Analysis: Structural Advantages and Growing Risks
Hong Kong’s competitive edge lies in its hybrid status: it operates under “one country, two systems,” granting it independent legal and monetary frameworks while remaining part of China. This enables it to enforce contracts under British common law, maintain a free-flowing currency, and attract global financial institutions. Its deep capital markets, world-class infrastructure, and concentration of legal and accounting expertise further enhance its appeal. However, the shift is not without risks. The U.S.-China strategic rivalry has placed Hong Kong under greater scrutiny, with American sanctions targeting officials and concerns over Beijing’s influence on judicial independence. Some international investors remain cautious, weighing the benefits of access against long-term political uncertainty. Data from Reuters indicates that while inflows from the mainland are strong, Western asset managers have slowed expansion plans. The sustainability of Hong Kong’s dominance will depend on its ability to preserve autonomy in practice, not just in theory.
Implications for Global Finance and Wealth Management
The reconfiguration of offshore wealth flows has significant implications for global financial services. Swiss banks like UBS and Credit Suisse have responded by expanding their Asia-Pacific operations, particularly in wealth advisory for Chinese clients. Meanwhile, Singapore, long seen as Hong Kong’s chief regional rival, is intensifying efforts to attract family offices with grants and visas, though it lacks the cultural and economic ties to the mainland. For multinational corporations and private investors, the shift underscores the importance of understanding regional financial ecosystems. Asset managers must now navigate not only traditional regulatory frameworks but also the complexities of China’s capital controls and geopolitical sensitivities. Moreover, the trend may accelerate financial de-dollarization, as more wealth is managed in renminbi-linked instruments and regional investment vehicles.
Expert Perspectives
Opinions are divided on whether Hong Kong’s lead is sustainable. Some economists, such as Eswar Prasad of Cornell University, argue that “Hong Kong’s institutional strengths are being eroded by political integration, which could eventually drive wealth further east to Singapore or even Dubai.” In contrast, financial analysts at BCG emphasize operational continuity: “Despite concerns, Hong Kong still offers unmatched access to China’s capital markets and a deep pool of financial talent,” as stated in their 2024 report. The divergence highlights a tension between political risk and economic utility that will shape investor behavior in the coming decade.

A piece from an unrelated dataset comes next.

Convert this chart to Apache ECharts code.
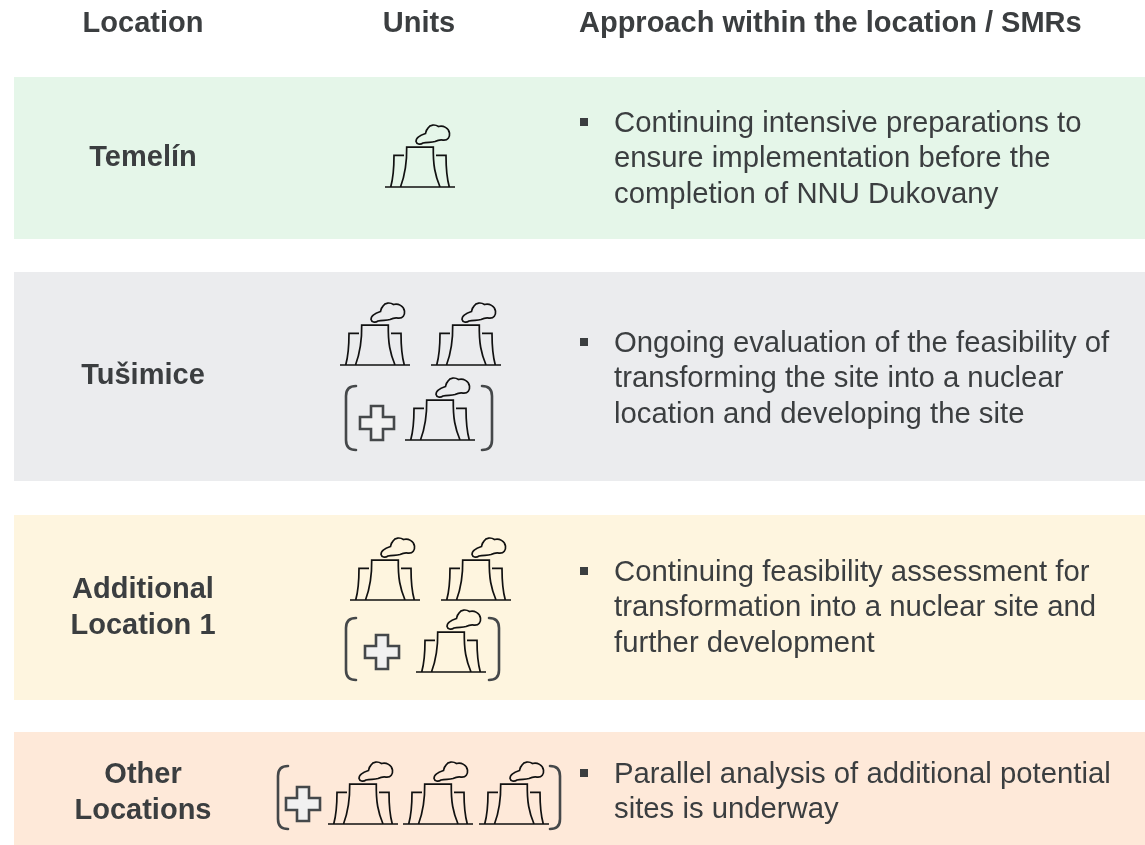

Looking ahead, key indicators to monitor include the pace of family office registrations, changes in capital controls, and the stability of Hong Kong’s judiciary. Any move by Beijing to further align the city’s legal system with mainland standards could trigger capital flight. Conversely, continued liberalization of cross-border investment channels could solidify its role as the preeminent wealth hub. The world will be watching how Hong Kong balances its dual identity — as both a Chinese city and a global financial center — in an increasingly polarized international landscape.